Когда я стал возражать, он продолжал:
— Нет, нет, уж вы меня не разуверите: я столько же государственный человек, сколько и сапожник; но в моей, как вы это называете, скромности есть предел: отдавая себе полную справедливость, я пригласил бы в ту же компанию и немалую толику из этих господ, которые сидят вот тут вместе с нами.
Вдруг, после смерти попечителя Харьковского учебного округа, графа Головкина, Кавелин в феврале 1846 года заговорил со мною о намерении своем проситься на его место. Я принимал это за мистификацию или даже и простую шутку, на которую не обращал никакого внимания. Но спустя несколько дней мой сосед очень серьезно объявил, уже не мне одному, а и некоторым другим членам, что он о своем желании подал государю письмо.

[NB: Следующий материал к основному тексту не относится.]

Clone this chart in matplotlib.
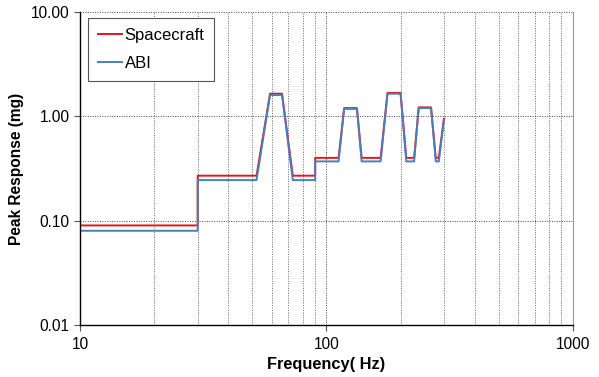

— У меня, — говорил он нам, — девять человек детей и самое скудное состояние; сверх того, я совершенно расстроен в здоровье, которое с каждым днем еще более разрушается от теперешней моей должности, оставляющей мне на сон едва по пяти часов в сутки, не говоря уже о пожарах и других удовольствиях уличной жизни. Живя со всею скромностью, имея за обедом не более четырех блюд и только раз в неделю, когда собирается у меня несколько приятелей, пять, я за всем тем, кормя всякий день полдюжины адъютантов и чиновников, содержа, по необходимости же, при беспрестанных разъездах, множество лошадей, в прошлом году издержал 98 000 руб. (ассигнациями), а у меня, казенного и своего, нет и 70 000! К чему же это, наконец, поведет, и неужели я должен пустить детей своих по миру? Положим даже, что государь пополнит мой дефицит и что, после всех его благодеяний, я буду иметь бесстыдство наложить на него эту новую тягость — может ли он дать мне в Петербурге харьковское солнце?
Все это я написал ему совершенно чистосердечно, прибавив, что лучшим убеждением в необходимости моего намерения могут служить те жертвы, с которыми оно сопряжено: несчастие лишиться лицезрения его и наследника, который взрос на моих руках; утрата разных выгод и приятностей, которыми я пользуюсь по теперешнему моему званию, разлука и с Петербургом, и со всеми моими знакомыми; наконец, самый промен важного поста на такой по сравнению незначительный и второстепенный. Государь сказывал мне, что уже прочел мое письмо, но что о содержании его объяснится со мною на досуге. Наследник плачет — это утешительно для моего сердца, — но понимает силу моих мотивов.